Nairobi Half Life is Gitonga’s first feature film, made when he was only 30 years old – but is already garnering huge acclaim. It triumphed in five categories at the 2012 Kalasha Awards, Kenya’s equivalent of the Oscars: Joseph Wairimu won Best Actor, while the film bagged awards for cinematography and scriptwriting, as well as Best Feature Film. Gitonga himself was named Best Director. And Nairobi Half Life became the first ever Kenyan film to be submitted for an Oscar in the Best Foreign Film category.

Gongs and goals
The plaudits continue to rain down on Gitonga. In December the New Yorker magazine named him one of the most ‘fascinating’ people to come out of Africa in 2012, mentioned in the same breath as the all-time greats of African cinema.
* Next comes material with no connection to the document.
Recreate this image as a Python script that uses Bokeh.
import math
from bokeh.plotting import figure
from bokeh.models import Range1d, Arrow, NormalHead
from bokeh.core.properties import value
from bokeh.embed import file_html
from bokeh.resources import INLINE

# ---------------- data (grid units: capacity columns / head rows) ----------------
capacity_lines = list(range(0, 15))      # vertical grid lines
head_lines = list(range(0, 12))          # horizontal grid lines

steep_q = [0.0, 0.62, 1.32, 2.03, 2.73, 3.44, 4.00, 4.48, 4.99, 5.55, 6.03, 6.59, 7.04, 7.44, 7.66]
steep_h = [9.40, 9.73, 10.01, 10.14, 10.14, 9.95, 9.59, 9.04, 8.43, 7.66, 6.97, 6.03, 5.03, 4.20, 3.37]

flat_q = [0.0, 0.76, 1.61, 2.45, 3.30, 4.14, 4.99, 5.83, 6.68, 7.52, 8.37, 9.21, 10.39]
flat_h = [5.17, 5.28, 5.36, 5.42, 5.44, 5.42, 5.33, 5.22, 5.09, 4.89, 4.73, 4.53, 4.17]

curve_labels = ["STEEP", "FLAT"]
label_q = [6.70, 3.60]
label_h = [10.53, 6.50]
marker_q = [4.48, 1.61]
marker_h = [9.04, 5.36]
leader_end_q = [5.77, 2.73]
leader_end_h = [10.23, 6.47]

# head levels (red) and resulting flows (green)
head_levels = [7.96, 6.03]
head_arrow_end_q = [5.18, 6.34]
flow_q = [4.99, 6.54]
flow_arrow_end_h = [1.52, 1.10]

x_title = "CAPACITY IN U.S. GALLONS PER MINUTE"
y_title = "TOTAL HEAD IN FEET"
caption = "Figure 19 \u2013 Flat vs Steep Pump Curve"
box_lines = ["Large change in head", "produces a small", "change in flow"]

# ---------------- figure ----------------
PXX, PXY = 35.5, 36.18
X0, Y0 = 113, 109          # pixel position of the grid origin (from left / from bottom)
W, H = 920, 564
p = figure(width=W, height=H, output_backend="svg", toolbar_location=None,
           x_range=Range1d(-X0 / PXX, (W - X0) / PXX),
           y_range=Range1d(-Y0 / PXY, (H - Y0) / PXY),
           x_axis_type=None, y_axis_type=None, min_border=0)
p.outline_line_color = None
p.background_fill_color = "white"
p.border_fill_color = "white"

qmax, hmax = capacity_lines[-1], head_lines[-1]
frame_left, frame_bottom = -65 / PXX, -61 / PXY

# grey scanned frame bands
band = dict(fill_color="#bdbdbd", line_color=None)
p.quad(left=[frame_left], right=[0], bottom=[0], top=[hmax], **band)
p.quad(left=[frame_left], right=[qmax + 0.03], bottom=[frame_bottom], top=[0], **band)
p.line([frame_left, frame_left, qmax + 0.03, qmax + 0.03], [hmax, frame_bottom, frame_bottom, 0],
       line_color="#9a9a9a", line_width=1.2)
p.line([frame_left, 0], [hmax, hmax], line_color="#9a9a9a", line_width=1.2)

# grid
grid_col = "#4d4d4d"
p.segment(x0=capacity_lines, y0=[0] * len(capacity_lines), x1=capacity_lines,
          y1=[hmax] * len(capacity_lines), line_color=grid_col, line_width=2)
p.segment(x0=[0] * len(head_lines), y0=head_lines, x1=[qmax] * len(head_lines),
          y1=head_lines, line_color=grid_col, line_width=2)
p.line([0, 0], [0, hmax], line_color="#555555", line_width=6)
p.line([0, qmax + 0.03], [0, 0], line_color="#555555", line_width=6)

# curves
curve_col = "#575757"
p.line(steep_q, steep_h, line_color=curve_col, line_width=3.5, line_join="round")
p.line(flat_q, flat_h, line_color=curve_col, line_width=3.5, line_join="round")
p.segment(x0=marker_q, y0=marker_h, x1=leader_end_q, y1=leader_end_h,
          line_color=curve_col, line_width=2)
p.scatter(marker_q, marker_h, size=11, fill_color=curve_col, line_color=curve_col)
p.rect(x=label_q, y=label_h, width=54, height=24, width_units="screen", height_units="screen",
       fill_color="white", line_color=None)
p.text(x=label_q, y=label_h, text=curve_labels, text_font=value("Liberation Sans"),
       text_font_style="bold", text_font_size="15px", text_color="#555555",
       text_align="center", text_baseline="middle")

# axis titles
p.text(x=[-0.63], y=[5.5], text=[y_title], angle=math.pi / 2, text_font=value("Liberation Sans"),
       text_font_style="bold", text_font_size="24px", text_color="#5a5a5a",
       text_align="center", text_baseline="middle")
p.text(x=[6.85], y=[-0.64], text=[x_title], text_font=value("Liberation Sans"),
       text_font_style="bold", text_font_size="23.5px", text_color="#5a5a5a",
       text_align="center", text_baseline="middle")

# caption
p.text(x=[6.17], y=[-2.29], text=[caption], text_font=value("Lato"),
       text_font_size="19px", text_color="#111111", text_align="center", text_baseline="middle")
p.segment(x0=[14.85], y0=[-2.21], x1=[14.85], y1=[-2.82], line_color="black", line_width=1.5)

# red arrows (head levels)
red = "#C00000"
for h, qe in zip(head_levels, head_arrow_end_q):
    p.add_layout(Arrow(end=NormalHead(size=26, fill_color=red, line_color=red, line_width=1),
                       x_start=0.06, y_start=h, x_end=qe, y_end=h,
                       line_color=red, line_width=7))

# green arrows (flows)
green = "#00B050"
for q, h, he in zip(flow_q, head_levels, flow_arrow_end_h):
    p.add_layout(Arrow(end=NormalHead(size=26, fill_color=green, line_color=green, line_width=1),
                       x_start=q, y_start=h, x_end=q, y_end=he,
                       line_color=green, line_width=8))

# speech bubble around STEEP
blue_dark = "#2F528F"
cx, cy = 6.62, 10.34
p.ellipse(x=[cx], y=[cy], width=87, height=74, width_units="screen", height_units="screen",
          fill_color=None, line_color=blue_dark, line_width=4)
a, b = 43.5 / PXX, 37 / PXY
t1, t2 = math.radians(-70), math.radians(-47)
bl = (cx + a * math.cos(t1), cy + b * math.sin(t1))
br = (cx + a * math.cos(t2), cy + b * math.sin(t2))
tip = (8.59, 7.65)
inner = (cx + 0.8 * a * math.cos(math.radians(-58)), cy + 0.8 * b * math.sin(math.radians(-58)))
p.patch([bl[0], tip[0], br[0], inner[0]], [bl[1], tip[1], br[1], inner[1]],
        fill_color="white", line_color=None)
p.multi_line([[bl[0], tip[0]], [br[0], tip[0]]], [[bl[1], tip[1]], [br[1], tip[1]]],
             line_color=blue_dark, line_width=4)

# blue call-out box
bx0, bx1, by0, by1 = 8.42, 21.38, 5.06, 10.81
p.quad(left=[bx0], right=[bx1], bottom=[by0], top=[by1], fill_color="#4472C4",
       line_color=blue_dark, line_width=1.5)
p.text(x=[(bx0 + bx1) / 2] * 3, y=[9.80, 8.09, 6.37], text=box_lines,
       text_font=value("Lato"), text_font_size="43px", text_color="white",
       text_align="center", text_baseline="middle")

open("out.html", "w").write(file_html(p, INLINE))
How does he keep it all from going to his head? “I’ve been really careful about that,” he quickly responds. “I tell people close to me: please, if you feel that I’m changing, if you feel that this is not the Tosh you have always known, let me know. Because I may drift without knowing it. But so far I’ve remained grounded.” And that influences his attitude to Kenya’s film scene as a whole, too.

“We are not there yet. Until  we reach a point where we can all work happily as actors or directors, enjoying what we do year in, year out, I think we all still have a lot of work to do. But we will definitely get there.”

With that kind of innate humility and politeness (I’m sure you’ll have noted the recurrence of the word ‘please’ in his speech responses), it would be a truly spiteful person who wouldn’t wish Tosh Gitonga continued success, to the greater glory of Kenyan – and, indeed, African – filmmaking.